The Times also has a very good sports section as anyone who takes the time to look at it would find out. So it is today that an article appears that discusses just how that "open to the fans" draw really takes place. I think this will put an end to the "draw can't be rigged" argument some fans are clinging to in the wake of what has to be the worst US Open draw ever.
But today’s draw, which started at about 11 a.m. and was over about an hour later, was a relatively tame, polite affair because only 30 seeded players — not the No. 1 and No. 2 seeds and the other 96 — are drawn out of an Open trophy. Placed near the door were two already printed draw sheets for the men and the women, with those selections having been made the night before with representatives of the International Tennis Association and the men’s and women’s tours...
Before the ceremony, Federer’s drawsheet read like this:
1. Federer, Roger (1)
7. WC: Isner, John
Do I have to draw you a map kiddies? Do we even need to discuss how those folks the night before created the women's draw?

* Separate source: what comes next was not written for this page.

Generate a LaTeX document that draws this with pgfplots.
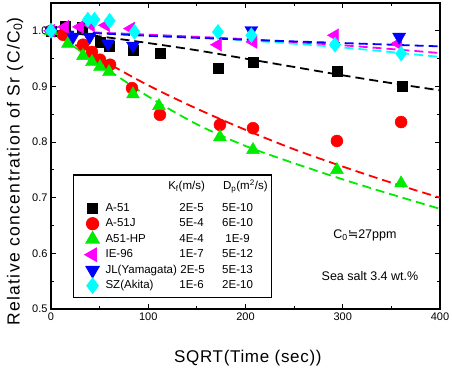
\documentclass[border=0pt]{standalone}
\usepackage{pgfplots}
\pgfplotsset{compat=1.18}
\usepackage{fontspec}
\setmainfont{Liberation Sans}
\newfontfamily\symfont{DejaVu Sans}
\definecolor{cblack}{RGB}{0,0,0}
\definecolor{cred}{RGB}{255,0,0}
\definecolor{cgreen}{RGB}{0,235,0}
\definecolor{cmag}{RGB}{255,0,255}
\definecolor{cblue}{RGB}{0,0,255}
\definecolor{ccyan}{RGB}{0,255,255}
\begin{document}
\begin{tikzpicture}
\begin{axis}[
  scale only axis, width=389pt, height=306pt,
  xmin=0, xmax=400, ymin=0.5, ymax=1.05,
  xtick={0,100,200,300,400}, minor xtick={50,150,250,350},
  ytick={0.5,0.6,0.7,0.8,0.9,1.0}, minor ytick={0.55,0.65,0.75,0.85,0.95},
  tick align=inside, major tick length=5pt, minor tick length=3pt,
  axis line style={line width=1.6pt},
  every tick/.style={black, line width=1.1pt},
  /pgf/number format/assume math mode=true,
  tick label style={font=\fontsize{11}{12}\selectfont},
  yticklabel style={/pgf/number format/.cd, fixed, fixed zerofill, precision=1},
  xticklabel style={/pgf/number format/.cd, fixed, precision=0},
  xlabel={SQRT(Time (sec))},
  xlabel style={at={(axis description cs:0.506,-0.16)}, anchor=center,
    font=\fontsize{17}{20}\selectfont\addfontfeature{LetterSpace=4}},
  ylabel={Relative concentration of Sr (C/C\textsubscript{0})},
  ylabel style={at={(axis description cs:-0.0925,0.448)}, anchor=center,
    font=\fontsize{17.5}{20}\selectfont\addfontfeature{LetterSpace=8}},
  legend style={at={(axis cs:22.6,0.742)}, anchor=north west,
    draw=black, line width=1.2pt,
    font=\fontsize{11.5}{12}\selectfont,
    nodes={text height=9.5pt, text depth=3pt, inner ysep=1.5pt},
    inner xsep=2pt, inner ysep=4pt},
  legend cell align=left,
  legend image code/.code={\path[draw=none,fill=none] (0pt,-5pt) rectangle (28pt,5pt);
    \draw[#1] plot coordinates {(17pt,0pt)};},
]
\addlegendimage{empty legend}
\addlegendentry[text depth=9pt]{\makebox[56pt][l]{}\makebox[50pt][c]{K\textsubscript{f}(m/s)}\makebox[56pt][r]{D\textsubscript{p}(m\textsuperscript{2}/s)}}

% A-51
\addplot[only marks, mark=square*, mark size=5pt, color=cblack] coordinates {
(0,1.0) (14.4,1.009) (31.9,1.007) (50.4,0.980) (59.5,0.972) (84.3,0.966) (112,0.960)
(171.7,0.932) (207.7,0.944) (294,0.928) (361,0.901)};
\addlegendentry{\makebox[66pt][l]{A-51}\makebox[40pt][c]{2E-5}\makebox[52pt][c]{5E-10}}
% A-51J
\addplot[only marks, mark=*, mark size=6pt, color=cred] coordinates {
(0,1.0) (12.3,0.993) (32.9,0.975) (42.1,0.962) (50.4,0.948) (60.7,0.939) (83.3,0.897)
(112,0.849) (173.7,0.831) (207.7,0.825) (294,0.802) (360,0.836)};
\addlegendentry{\makebox[66pt][l]{A-51J}\makebox[40pt][c]{5E-4}\makebox[52pt][c]{6E-10}}
% A51-HP
\addplot[only marks, mark=triangle*, mark size=7.5pt, color=cgreen] coordinates {
(0,1.0) (17.5,0.977) (32.9,0.955) (42.1,0.944) (50.4,0.935) (59.6,0.926) (84.3,0.886)
(111,0.865) (173.7,0.809) (207.7,0.786) (294,0.750) (360,0.726)};
\addlegendentry{\makebox[66pt][l]{A51-HP}\makebox[40pt][c]{4E-4}\makebox[52pt][c]{1E-9}}
% IE-96
\addplot[only marks, mark=triangle*, mark size=7.5pt, mark options={rotate=90}, color=cmag] coordinates {
(0,1.0) (14.3,1.007) (29.7,1.007) (41.1,1.010) (56.5,1.010) (82.2,1.004)
(171.7,0.975) (208,0.980) (292,0.992) (357,0.977)};
\addlegendentry{\makebox[66pt][l]{IE-96}\makebox[40pt][c]{1E-7}\makebox[52pt][c]{5E-12}}
% JL(Yamagata)
\addplot[only marks, mark=triangle*, mark size=7.5pt, mark options={rotate=180}, color=cblue] coordinates {
(0,1.0) (22.6,0.989) (39.8,0.989) (58.6,0.977) (84.3,0.973) (206,1.001) (358,0.989)};
\addlegendentry{\makebox[66pt][l]{JL(Yamagata)}\makebox[40pt][c]{\,2E-5}\makebox[52pt][c]{5E-13}}
% SZ(Akita)
\addplot[only marks, mark=diamond*, mark size=7.5pt, color=ccyan] coordinates {
(0,1.0) (37.9,1.020) (44.7,1.020) (60.3,1.018) (85.9,0.998) (171.7,0.998) (206,0.992)
(292,0.975) (360,0.959)};
\addlegendentry{\makebox[66pt][l]{SZ(Akita)}\makebox[40pt][c]{1E-6}\makebox[52pt][c]{2E-10}}

% fitted curves
\pgfplotsset{fitline/.style={forget plot, smooth, line width=1.8pt, dash pattern=on 9pt off 5pt, no marks}}
\addplot[fitline, color=cblack] coordinates {(0,1.0) (50,0.99) (100,0.978) (150,0.965) (200,0.95) (250,0.935) (300,0.92) (350,0.906) (400,0.893)};
\addplot[fitline, color=cgreen] coordinates {(0,1.0) (50,0.94) (100,0.882) (150,0.832) (200,0.793) (250,0.762) (300,0.733) (350,0.706) (400,0.68)};
\addplot[fitline, color=cred] coordinates {(0,1.0) (50,0.95) (100,0.902) (150,0.86) (200,0.822) (250,0.787) (300,0.756) (350,0.727) (400,0.70)};
\addplot[fitline, color=ccyan] coordinates {(0,1.0) (100,0.993) (200,0.983) (300,0.970) (400,0.953)};
\addplot[fitline, color=cmag] coordinates {(0,1.0) (100,0.993) (200,0.985) (300,0.974) (400,0.96)};
\addplot[fitline, color=cblue] coordinates {(0,1.0) (100,0.991) (200,0.984) (300,0.978) (400,0.972)};

\node[font=\fontsize{12.5}{14}\selectfont] at (axis cs:322.8,0.632) {C\textsubscript{0}{\symfont ≒}27ppm};
\node[font=\fontsize{12.5}{14}\selectfont] at (axis cs:328,0.560) {Sea salt 3.4 wt.\%};
\coordinate (SW) at (rel axis cs:0,0);
\coordinate (NE) at (rel axis cs:1,1);
\end{axis}
\pgfresetboundingbox
\path[use as bounding box] ([xshift=-51pt,yshift=-60pt]SW) rectangle ([xshift=12pt,yshift=3pt]NE);
\end{tikzpicture}
\end{document}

For Kathleen McElroy's article go here:
Sausage Making US Open Style
Now can we discuss the draw that Larry Scott and ET have given us without the smokescreen of things being open and above board? I'm sure there are fans who will still insist that the draw is not rigged. We all have illusions we want to cling to.
And a special shout out goes to the NY Times sports editors and writers for being our Toto's and pulling the curtain back to reveal the truth about the "fair and open" US Open draw.